*** The content of this post is contributed by Conyers Dill & Pearman’s Cayman Office.  We thank Ben Hobden, Erik Bodden and the entire Conyers team for their contribution.  Lowenstein Sandler does not practice in the Cayman Islands.

In In the matter of Trina Solar Limited*, the Grand Court had at first instance refused an interlocutory application made by a group of dissenting shareholders (the “Dissenters”) for worldwide freezing orders over the assets of the company in question pending the outcome of fair value appraisal proceedings, commenced pursuant to section 238 of the Cayman Islands Companies Law.  The Dissenters had applied to the Grand Court because the company had agreed to transfer many of its assets in its subsidiaries to other companies in China, ostensibly to progress the company’s post-merger restructuring. While the Dissenters had received an interim payment from the company following a separate application to the Grand Court, the Dissenters argued that the company’s actions would have the effect of significantly reducing the assets of the company so that it would ultimately be impossible for the company to satisfy in full any judgment of the Grand Court following the substantive trial.  The Grand Court declined to grant the injunction.

Unhappy with the Grand Court’s decision, the Dissenters took their case on to the Cayman Islands Court of Appeal (the “CICA”) which, while finding that the Dissenters had crossed the “jurisdictional threshold” so as to be entitled to ask for the grant of an injunction on the terms they had sought, determined that the company’s evidence had proved the transactions in question were not undertaken for less than proper consideration or on terms that were prejudicial to the company. Further, the fact that the company had made a provision for payment to the Dissenters, based on a realistic assessment of the company’s liability to the Dissenters, was enough to avoid the need for an injunction.
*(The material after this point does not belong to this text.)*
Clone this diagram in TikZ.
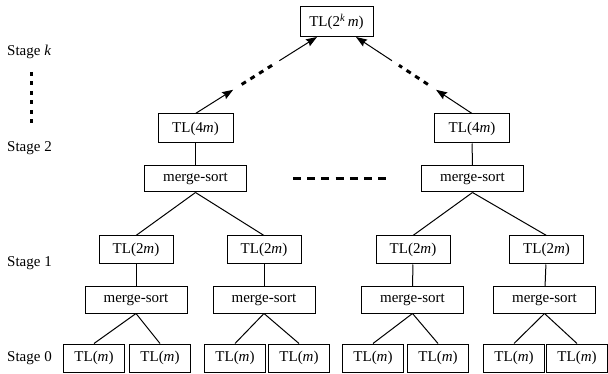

The CICA held that the provision made by the company did not need to be for the full amount claimed by the Dissenters with reference to their expert advice, but a “reasonable and prudent provision” made after taking advice from legal and valuation advisers and with the company “forming a balanced and cautious view of the risks of the litigation”. No injunction was granted by the CICA, but the decision remains a helpful guide to companies facing similar litigation.